Catching up with Amazon Neptune

In the run-up to re:Invent next week, we review recent announcements with Amazon’s Neptune graph database.

graph-database.png

With re:Invent on tap next week, the Internet will be bursting with AWS announcements. With a raft of announcements last month, Neptune, Amazon's graph database, won't hog the spotlight next week. But it's hardly because the platform has stood still.

With Neptune in production for nearly a year and a half, we were interested to see what kind of take-up it has had, especially given the fact that it's the rare example of a graph data platform that supports both the older Resource Description Framework (RDF) model that came out of the semantic web, and the newer property graph model invented by Neo4J, that has become the default standard for most new graph database entries.

There's a good reason that AWS entered this market.

Big on Data bro George Anadiotis has lived the graph dream, and documented his life of graph in a deep dive report that he published just over a year ago. While we won't go as far as George in saying that we're in "the year of the graph," we will say that where there's smoke, there's fire, and there's been plenty of that reported in these pages recently. In the past few months alone, there have been announcements of drawing new venture funding; release of new cloud services; and the powering of mainstream enterprise cloud business applications. Not wishing to be left out of the action, existing database vendors are adding graph support as part of strategies to make their platforms more extensible with multi-model capability. And you can count Oracle and Teradata among them, in extending their relational platforms with graph overlays and APIs.

Although in its briefer history, Neptune has yet to amass the same number of reference logos as Neo4J, which had roughly a 10-year head start, there are now almost a couple dozen prominent references such as Samsung, NBC Universal, Intuit, FINRA, AstraZeneca and others. Among the use cases, Thomson Reuters delivers a financial service analytic application on Neptune that helps its customers analyze their global tax obligations and optimize their corporate financial structures accordingly. Nike Run Club uses Neptune as the hub of its member application for connecting people and activities based on shared interests, while Siemens developed a knowledge graph for organizing domain knowledge about industrial equipment.

What's new with Neptune?

Many of the features taken for granted with established enterprise SQL databases, such as query planning tools, ACID transaction support, and cloning, are becoming checklist items for graph databases.

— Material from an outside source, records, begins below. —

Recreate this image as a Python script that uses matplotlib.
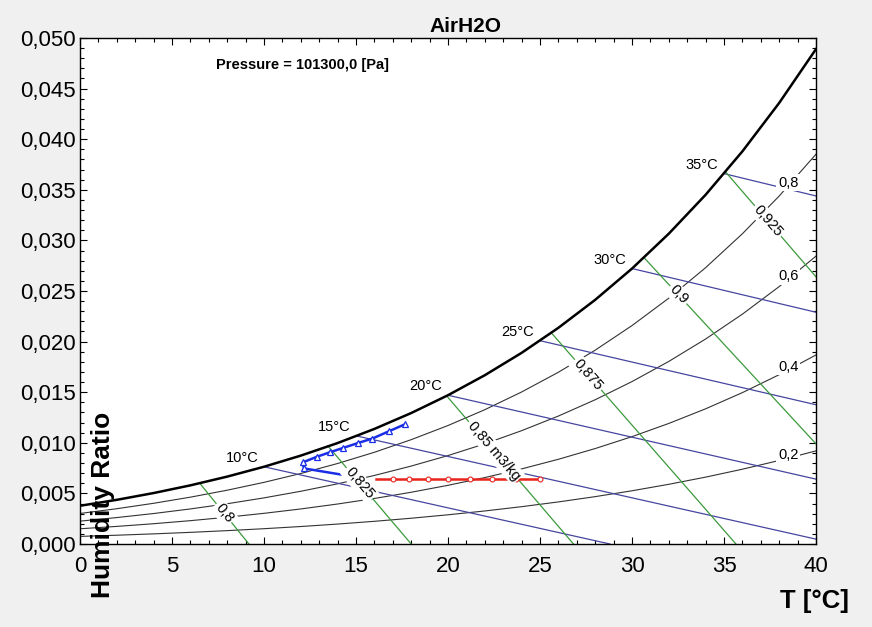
import numpy as np
import matplotlib
matplotlib.use("Agg")
import matplotlib.pyplot as plt
from matplotlib.ticker import MultipleLocator, FuncFormatter

plt.rcParams["font.family"] = ["Liberation Sans", "DejaVu Sans"]

# psychrometric chart data (T in C, humidity ratio in kg/kg)
temps = [0, 2, 4, 6, 8, 10, 12, 14, 16, 18, 20, 22, 24, 26, 28, 30, 32, 34, 36, 38, 40]
w_sat = [0.003776, 0.004365, 0.005035, 0.005796, 0.006659, 0.007634, 0.008734, 0.009975,
         0.011372, 0.012941, 0.014702, 0.016677, 0.018888, 0.021363, 0.024127, 0.027215,
         0.030663, 0.034507, 0.038799, 0.043585, 0.048906]
w_rh80 = [0.003017, 0.003487, 0.004022, 0.004628, 0.005316, 0.006092, 0.006968, 0.007955,
          0.009064, 0.010310, 0.011707, 0.013271, 0.015020, 0.016973, 0.019153, 0.021584,
          0.024290, 0.027304, 0.030657, 0.034386, 0.038519]
w_rh60 = [0.002260, 0.002612, 0.003011, 0.003465, 0.003978, 0.004558, 0.005211, 0.005947,
          0.006773, 0.007701, 0.008739, 0.009900, 0.011197, 0.012644, 0.014255, 0.016049,
          0.018042, 0.020255, 0.022713, 0.025438, 0.028448]
w_rh40 = [0.001505, 0.001739, 0.002004, 0.002306, 0.002647, 0.003031, 0.003464, 0.003952,
          0.004499, 0.005113, 0.005799, 0.006565, 0.007420, 0.008372, 0.009432, 0.010608,
          0.011913, 0.013358, 0.014959, 0.016731, 0.018681]
w_rh20 = [0.000751, 0.000868, 0.001001, 0.001151, 0.001320, 0.001512, 0.001727, 0.001970,
          0.002242, 0.002546, 0.002886, 0.003265, 0.003688, 0.004158, 0.004680, 0.005259,
          0.005900, 0.006608, 0.007391, 0.008254, 0.009202]
rh_labels = ["0,8", "0,6", "0,4", "0,2"]

# wet bulb lines (start on saturation curve)
wb_labels = ["10°C", "15°C", "20°C", "25°C", "30°C", "35°C"]
wb_start_T = [10, 15, 20, 25, 30, 35]
wb_start_w = [0.00763, 0.01069, 0.01470, 0.02009, 0.02722, 0.03660]
wb_end_T = [28.8, 40, 40, 40, 40, 40]
wb_end_w = [0.0, 0.00048, 0.00641, 0.01376, 0.02290, 0.03439]

# specific volume lines
vol_labels = ["0,8", "0,825", "0,85 m3/kg", "0,875", "0,9", "0,925"]
vol_start_T = [6.52, 13.47, 19.93, 25.6, 30.65, 35.07]
vol_start_w = [0.00598, 0.00970, 0.01463, 0.0209, 0.0283, 0.0368]
vol_end_T = [9.18, 18.0, 26.82, 35.65, 40, 40]
vol_end_w = [0.0, 0.0, 0.0, 0.0, 0.0099, 0.0264]

# process lines
blue_T = [17.66, 16.79, 15.89, 15.13, 14.31, 13.59, 12.86, 12.10, 12.17, 14.40]
blue_w = [0.01183, 0.01114, 0.01042, 0.00999, 0.00950, 0.00907, 0.00861, 0.00806, 0.00747, 0.00680]
red_T = [16.1, 17.0, 17.9, 18.9, 20.0, 21.2, 22.4, 23.7, 25.0]
red_w = [0.00641] * len(red_T)

fig = plt.figure(figsize=(8.72, 6.27), dpi=100, facecolor="#f0f0f0")
ax = fig.add_axes([80 / 872, 1 - 544 / 627, 736 / 872, 506 / 627])
ax.set_facecolor("white")
ax.set_xlim(0, 40)
ax.set_ylim(0, 0.05)

label_box = dict(boxstyle="square,pad=0.12", fc="white", ec="none")

# relative humidity curves
ax.plot(temps, w_sat, color="black", lw=1.8, zorder=3)
for lab, w in zip(rh_labels, [w_rh80, w_rh60, w_rh40, w_rh20]):
    ax.plot(temps, w, color="#333333", lw=0.8, zorder=2)
    ax.annotate(lab, (38.5, np.interp(38.5, temps, w)), xytext=(0, 3), textcoords="offset pixels",
                ha="center", va="center", fontsize=10.5, bbox=label_box, zorder=5)

# wet bulb lines
for lab, t0, w0, t1, w1 in zip(wb_labels, wb_start_T, wb_start_w, wb_end_T, wb_end_w):
    ax.plot([t0, t1], [w0, w1], color="#4646a0", lw=0.9, zorder=2)
    ax.annotate(lab, (t0, w0), xytext=(-22, 9), textcoords="offset pixels",
                ha="center", va="center", fontsize=10.5, zorder=5)

# specific volume lines
vol_frac = [0.49, 0.38, 0.37, 0.2, 0.2, 0.47]
for lab, t0, w0, t1, w1, f in zip(vol_labels, vol_start_T, vol_start_w, vol_end_T, vol_end_w, vol_frac):
    ax.plot([t0, t1], [w0, w1], color="#3c9a3c", lw=0.9, zorder=2)
    p0 = ax.transData.transform((t0, w0))
    p1 = ax.transData.transform((t1, w1))
    angle = np.degrees(np.arctan2(p1[1] - p0[1], p1[0] - p0[0]))
    ax.text(t0 + f * (t1 - t0), w0 + f * (w1 - w0), lab, rotation=angle, rotation_mode="anchor",
            ha="center", va="center", fontsize=10.5, bbox=label_box, zorder=6)

ax.plot(blue_T, blue_w, color="#1a2ee6", lw=1.8, marker="^", ms=4, mfc="white", mew=0.9,
        markevery=list(range(len(blue_T) - 1)), zorder=4)
ax.plot(red_T, red_w, color="#e8241c", lw=1.8, marker="o", ms=3.5, mfc="white", mew=0.8,
        markevery=list(range(1, len(red_T))), zorder=4)

ax.text(7.4, 0.0473, "Pressure = 101300,0 [Pa]", fontsize=10.5, fontweight="bold",
        ha="left", va="center")

ax.xaxis.set_major_locator(MultipleLocator(5))
ax.xaxis.set_minor_locator(MultipleLocator(1))
ax.yaxis.set_major_locator(MultipleLocator(0.005))
ax.yaxis.set_minor_locator(MultipleLocator(0.001))
ax.yaxis.set_major_formatter(FuncFormatter(lambda v, p: f"{v:.3f}".replace(".", ",")))
ax.tick_params(which="both", direction="in", top=True, right=True, width=0.8, labelsize=16)
ax.tick_params(which="major", length=5)
ax.tick_params(which="minor", length=3)
ax.tick_params(axis="x", pad=9)
ax.tick_params(axis="y", pad=3)
for s in ax.spines.values():
    s.set_linewidth(1.0)

fig.text(465 / 872, 1 - 26 / 627, "AirH2O", fontsize=15, fontweight="bold", ha="center", va="center")
fig.text(103 / 872, 1 - 505 / 627, "Humidity Ratio", fontsize=19, fontweight="bold",
         rotation=90, ha="center", va="center")
fig.text(814 / 872, 1 - 601 / 627, "T [°C]", fontsize=18.5, fontweight="bold", ha="center", va="center")

fig.savefig("out.png", dpi=100, facecolor=fig.get_facecolor())
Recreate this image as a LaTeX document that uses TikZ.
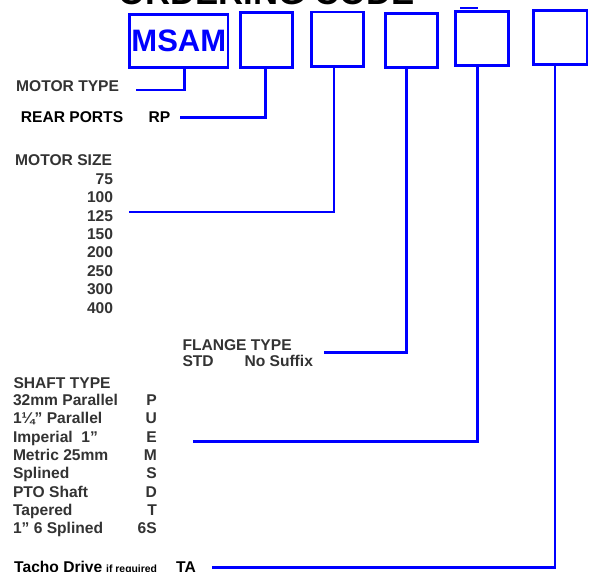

Last month, AWS announced extended query, transaction, and query planning enhancements to Neptune. Specifically, it has added a change-data-capture (CDC) streaming capability that allows Neptune change logs to generate their own streams; this could conceivably feed Kinesis or Kafka feeds for analytics and monitoring of real-time changes to Neptune graphs. AWS has strengthened transaction semantics, a feature that has become increasingly important as graph databases are being used for business-critical use cases. Significantly, given the differences in the way that RDF (using the SPARQL query language) and property (using the Apache TinkerPop Gremlin language) handle queries, there are differences in the way that transactions are exposed to developers in each of the engines.

Other enhancements include new "Explain" features that provide detail on the actual query execution plans for SPARQL and Gremlin. A federated query capability for SPARQL across different Neptune clusters has also been added (but not yet for Gremlin). On the other hand, the Gremlin engine now has a session transaction capability, where queries are committed only after the session is closed; that allows multiple statements to occur within a single transaction, which is suitable for coding complex Gremlin transactions. The recently added support for database cloning support is an example of a feature that simplifies cloud-based DevOps and deployments.

While Amazon Neptune is a relatively new graph database entrant, AWS's move has prompted Neo4J and TigerGraph to usher in their own managed cloud services. Our take is that novel data platforms like graph are begging for the simplification that cloud managed services can provide – customers should focus on modeling the data rather than provisioning servers. And in fact, we'd love to see some cloud-based tools emerge that help developers model their graphs, which these services could deliver. Given that much of the data, such as IoT, location, social networks, and so on, that is being captured by graphs lives outside the data center, that's yet one more reason that the natural home for graph databases should be in the cloud.

Property or RDF graph model? Which models have Neptune users adopted?

There's a good reason for the popularity of property graphs. Compared to RDF, they are more flexible, and for many developers, intuitive compared to RDF models. While RDF models have a prescribed structure based on "triples" (subject/predicate/object), property graph models lack such constraints. There's a similar analogy comparing JSON-based document data models vs. SQL relational models; JSON will be more intuitive to JavaScript programmers and easier for developers in general outside the SQL community because they are far more forgiving when it comes to schema flexibility compared to relational.

But here's the rub. While property graph models have become the de facto standard for most of the current generation of graph databases, AWS has found that RDF models continue to have an addressable market. They are well-suited for well-defined corpuses of knowledge and, given its origin for describing features on the web, relating information from different sources.

Just under 18 months in, which models have Neptune users gravitated to? Not surprisingly, most of the implementation have used property graphs. But at the high end, involving larger, more complex data sets, RDF remains the choice. And increasingly AWS is seeing customers that want interoperability between property graph and RDF. Maybe what's old is new after all.